-- Work to do --
The entries below contain pictures. Retype everything except those pictures, exactly as given.

-- Dataset records --
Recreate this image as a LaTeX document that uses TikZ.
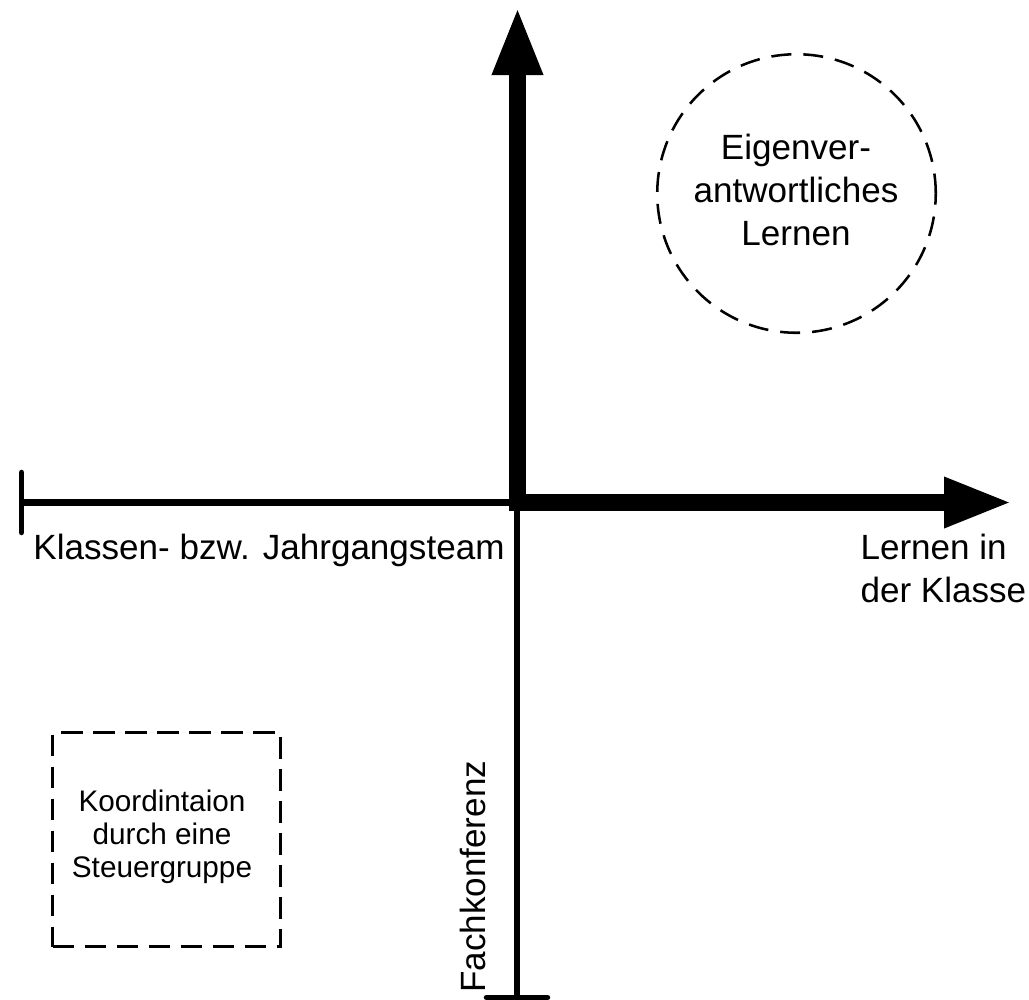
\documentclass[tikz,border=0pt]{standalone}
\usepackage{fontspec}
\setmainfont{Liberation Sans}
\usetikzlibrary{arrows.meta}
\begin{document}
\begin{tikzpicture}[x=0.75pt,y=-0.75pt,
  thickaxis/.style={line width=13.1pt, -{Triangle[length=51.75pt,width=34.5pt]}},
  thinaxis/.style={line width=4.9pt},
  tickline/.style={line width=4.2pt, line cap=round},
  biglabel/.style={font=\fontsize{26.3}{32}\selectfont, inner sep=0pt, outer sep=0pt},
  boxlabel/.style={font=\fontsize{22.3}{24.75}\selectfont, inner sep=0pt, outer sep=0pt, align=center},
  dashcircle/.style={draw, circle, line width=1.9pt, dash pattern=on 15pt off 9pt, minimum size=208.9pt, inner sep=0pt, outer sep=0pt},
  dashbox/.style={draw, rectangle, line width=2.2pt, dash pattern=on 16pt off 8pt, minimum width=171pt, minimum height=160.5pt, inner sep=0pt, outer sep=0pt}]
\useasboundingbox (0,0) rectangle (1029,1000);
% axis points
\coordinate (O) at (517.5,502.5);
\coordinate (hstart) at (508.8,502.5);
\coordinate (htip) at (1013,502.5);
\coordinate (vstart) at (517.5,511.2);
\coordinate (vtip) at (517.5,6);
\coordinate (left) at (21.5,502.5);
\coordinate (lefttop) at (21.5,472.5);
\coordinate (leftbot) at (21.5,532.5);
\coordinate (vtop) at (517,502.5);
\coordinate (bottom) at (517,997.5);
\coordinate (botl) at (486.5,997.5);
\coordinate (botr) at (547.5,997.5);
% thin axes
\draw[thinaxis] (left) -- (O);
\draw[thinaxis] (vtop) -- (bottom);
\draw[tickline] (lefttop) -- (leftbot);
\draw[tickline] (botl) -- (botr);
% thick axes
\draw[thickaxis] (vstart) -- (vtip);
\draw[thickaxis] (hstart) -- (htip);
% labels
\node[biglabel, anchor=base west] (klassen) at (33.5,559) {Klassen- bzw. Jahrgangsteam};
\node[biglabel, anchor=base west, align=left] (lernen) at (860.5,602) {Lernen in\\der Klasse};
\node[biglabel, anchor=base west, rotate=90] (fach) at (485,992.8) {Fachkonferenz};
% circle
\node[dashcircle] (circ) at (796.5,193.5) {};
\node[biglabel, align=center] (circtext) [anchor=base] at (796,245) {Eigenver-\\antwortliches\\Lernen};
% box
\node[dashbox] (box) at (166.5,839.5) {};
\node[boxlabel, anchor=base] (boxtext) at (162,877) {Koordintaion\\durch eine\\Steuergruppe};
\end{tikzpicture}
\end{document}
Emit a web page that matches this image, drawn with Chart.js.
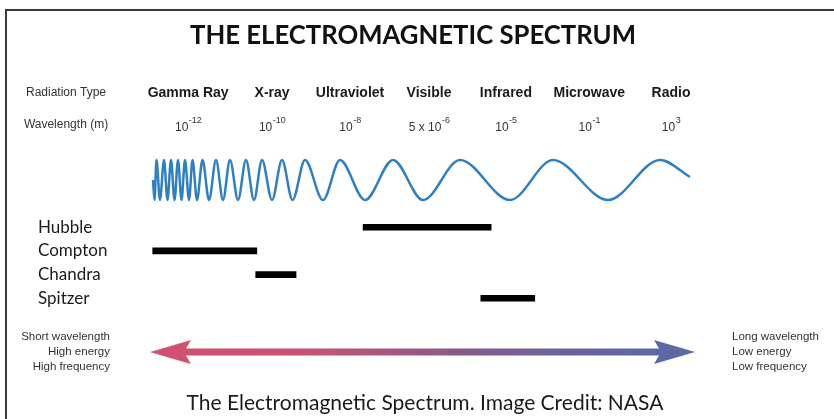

-- Exercise result --
Recreate this image as a LaTeX document that uses TikZ.
\documentclass[tikz,border=0pt]{standalone}
\usepackage{fontspec}
\setmainfont{Liberation Sans}
\usetikzlibrary{arrows.meta}
\begin{document}
\begin{tikzpicture}[x=0.75pt,y=-0.75pt,
  thickaxis/.style={line width=13.1pt, -{Triangle[length=51.75pt,width=34.5pt]}},
  thinaxis/.style={line width=4.9pt},
  tickline/.style={line width=4.2pt, line cap=round},
  biglabel/.style={font=\fontsize{26.3}{32}\selectfont, inner sep=0pt, outer sep=0pt},
  boxlabel/.style={font=\fontsize{22.3}{24.75}\selectfont, inner sep=0pt, outer sep=0pt, align=center},
  dashcircle/.style={draw, circle, line width=1.9pt, dash pattern=on 15pt off 9pt, minimum size=208.9pt, inner sep=0pt, outer sep=0pt},
  dashbox/.style={draw, rectangle, line width=2.2pt, dash pattern=on 16pt off 8pt, minimum width=171pt, minimum height=160.5pt, inner sep=0pt, outer sep=0pt}]
\useasboundingbox (0,0) rectangle (1029,1000);
% axis points
\coordinate (O) at (517.5,502.5);
\coordinate (hstart) at (508.8,502.5);
\coordinate (htip) at (1013,502.5);
\coordinate (vstart) at (517.5,511.2);
\coordinate (vtip) at (517.5,6);
\coordinate (left) at (21.5,502.5);
\coordinate (lefttop) at (21.5,472.5);
\coordinate (leftbot) at (21.5,532.5);
\coordinate (vtop) at (517,502.5);
\coordinate (bottom) at (517,997.5);
\coordinate (botl) at (486.5,997.5);
\coordinate (botr) at (547.5,997.5);
% thin axes
\draw[thinaxis] (left) -- (O);
\draw[thinaxis] (vtop) -- (bottom);
\draw[tickline] (lefttop) -- (leftbot);
\draw[tickline] (botl) -- (botr);
% thick axes
\draw[thickaxis] (vstart) -- (vtip);
\draw[thickaxis] (hstart) -- (htip);
% labels
\node[biglabel, anchor=base west] (klassen) at (33.5,559) {Klassen- bzw. Jahrgangsteam};
\node[biglabel, anchor=base west, align=left] (lernen) at (860.5,602) {Lernen in\\der Klasse};
\node[biglabel, anchor=base west, rotate=90] (fach) at (485,992.8) {Fachkonferenz};
% circle
\node[dashcircle] (circ) at (796.5,193.5) {};
\node[biglabel, align=center] (circtext) [anchor=base] at (796,245) {Eigenver-\\antwortliches\\Lernen};
% box
\node[dashbox] (box) at (166.5,839.5) {};
\node[boxlabel, anchor=base] (boxtext) at (162,877) {Koordintaion\\durch eine\\Steuergruppe};
\end{tikzpicture}
\end{document}
Emit a web page that matches this image, drawn with Chart.js.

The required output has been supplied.